In such a milieu, everything was gloomy if it wasn’t fun. And nothing was fun if it wasn’t noisy. The mere suggestion that there might be something better than gratification was a downer because in a world where nothing means anything, nobody can afford not to enjoy themselves, even for a long moment.
These days I find my spirit lifted much higher at the thought of dying unfamous, probably in Oregon, at some ripe old age, having quietly preached the gospel in some form or other to everyone who would listen, and keep listening.
If I’d spoken like this to my younger self, he’d have laughed it off. And I know this because I can remember having done so. There were people like myself who tried to talk to him. They told him things mattered, and people mattered. (And places. They tried to impart the value of nouns on him, I guess). He was stubborn, and he thought an awful lot like Benny, another character from Gebbe’s film. And very possibly he would have grown up into him.
Tore makes a slew of horrible mistakes. At every turn, he has opportunities to change his lot, and the lot of others, for the better. He misses nearly all of them because he wants to honor God, to ‘pass the test’, and it causes him to misinterpret situations, and often.
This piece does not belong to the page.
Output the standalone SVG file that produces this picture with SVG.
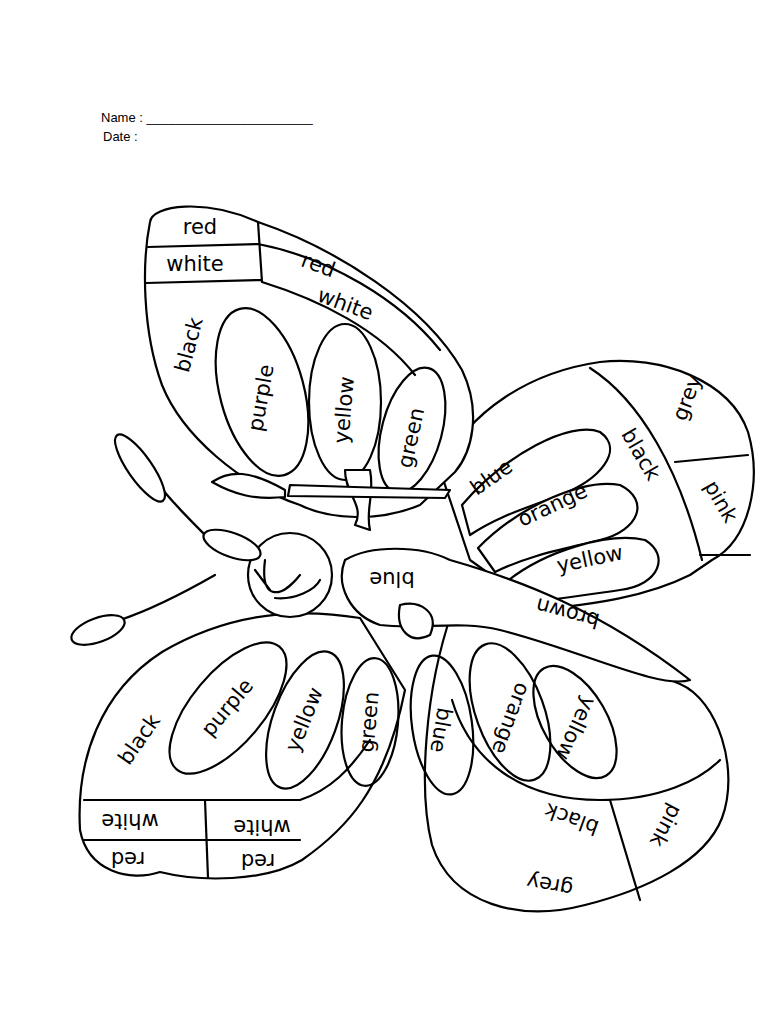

I’ve done the same in vastly different situations, with drastically lower stakes. I said something far less comforting than I could have, or tolerated something I seriously disapproved of because I thought it would help me ‘witness’ to someone, somewhere. Tore’s misjudgments run far deeper, and their consequences are sprawling. But the movie’s got the guts to keep on trekking through the sordid and into the sacred.
William Peter Blatty was annoyed at the response with which The Exorcist was met. He couldn’t fathom how anyone might interpret its famous conclusion as a slight against the Vatican, or even as a downer. The point of the ending, he wrote, was that ‘God is real and the universe will have a happy ending’. Knowing absolutely nothing about the director herself, I think as much might be said about the ending of Nothing Bad Can Happen.
It closes on a down note, yes. In the universe that I believed I inhabited when I was young and faithless, the conclusion toward which the film crawls at a glacial pace probably amounts to proof that the lives we live while we’re here are inconsequential and the universe is indifferent to our presence upon her shores.
In the universe we actually live in, the one where God exists and the drama within which we are all actors is bound to have a happy ending – William Peter Blatty’s universe, and the Bible’s – I think that Nothing Bad Can Happen means that living a life of mercy is worth it because at the end of everything it means you’ve lived a life of mercy.
If you embody the love of God, then you’ve embodied the love of God, even if it gets you killed. Or that if you try to be a peacemaker and fail, you come to the end and find out you were a sinner in the hands of a merciful god. If you preached the gospel, died, and were forgotten, then you died and were forgotten having preached a wonderful gospel, and the whole thing was worth it because God exists and the universe will have a happy ending.
I don’t remember what changed. I was an awful lot like Benny. Probably on track to grow up to be a serial killer or young obituary, but a fairly unremarkable Bible Belt teenager by all appearances. One day I opened Nehemiah. I’m not sure how many chapters I made it, but somewhere between chapters one and twelve I began to see things an awful lot more like Tore. It’s a bit like I caught God – like God’s a disease and hope is a dirty syringe.